Saturday, June 15, 2013

Dating or Just "Hangouts"

In class we have been talking a lot about the foundations of a good a healthy relationships. We talked about before we get really serious with someone we need to come to know them as a person. Their likes and dis-likes. Things that bug them and things that they absolutely love to do. How can we commit to someone before knowing who they are. In class we discussed the vital importance of dating and not just "Hanging out". Hanging out with someone is very different than dating. Hanging out is not serious and does not show any type of commitment. It is a come as you like activity. When we date we are more committed to each other. This is not to say that if you go on a date with someone you have to be in a serious committed relationship.It means that you are practicing those skills that if one day you do find someone that you would like to be more serious with you already know how and what to do to really find out who they are. I see in my generation we are so more willing to just hang out with one another but does that really help us find strong and healthy relationships.

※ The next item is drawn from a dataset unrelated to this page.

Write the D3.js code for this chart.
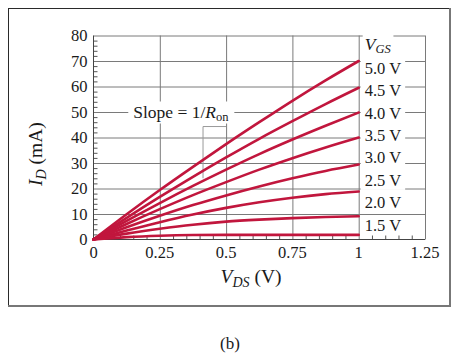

To me I believe that "hangouts" are things that we do to play games with one another. When we are just hanging out we are not serious on what we really what. "Hangouts" are safer that really put ourselves out on the line and showing another person our true selves. I think that young kids now a days need to date more and hang out less. We need to start practicing those commitment skills so that when we do find the right one we can fully commit with out being scared to do so.

Tuesday, June 4, 2013

I know I haven't made a post for awhile but I have been learning so much about families in my family relations class. I am coming to realize the great eternal importance that families have in our lives. We need each other. Through our families we learn about who we are. We learn  more about our personalities and characteristics through our family relations. I learned that each man and women have characteristics that make us divine in the eyes of our Heavenly Father. He has given our characteristics to us to complement each other here on this earth. Our loving Heavenly Father doesn't think one gender better than another. We complement each other and we need each other in this life. No gender is better than another because we are all sons and daughters of our Heavenly Father and he loves us the same. He has put us on this earth for a purpose and that is one day to ultimately return back to him. We need each other and that means all our characteristics. We need to as men and women increase and develop more fully our characteristics so that we become whole people. When we are two whole people and we come together to make a life together we wont break. It is like when you solder two things together. If the things you are soldering are broken and you are trying to sauder them together again the sauder can be broken. But if you sauder two whole things together on top of each other, that sauder is nearly impossible to break. The sauder makes the sauder strong. That is like men and women when we are both whole people with our own characteristics and we come together nothing can break us. But if we are broken and unsure of our divine characteristics and we come together it can possibly be easier to break us. It is good to learn of our divine roles and characteristics that were divinely given to us by someone who loves us infinitely, and that is our Heavenly Father.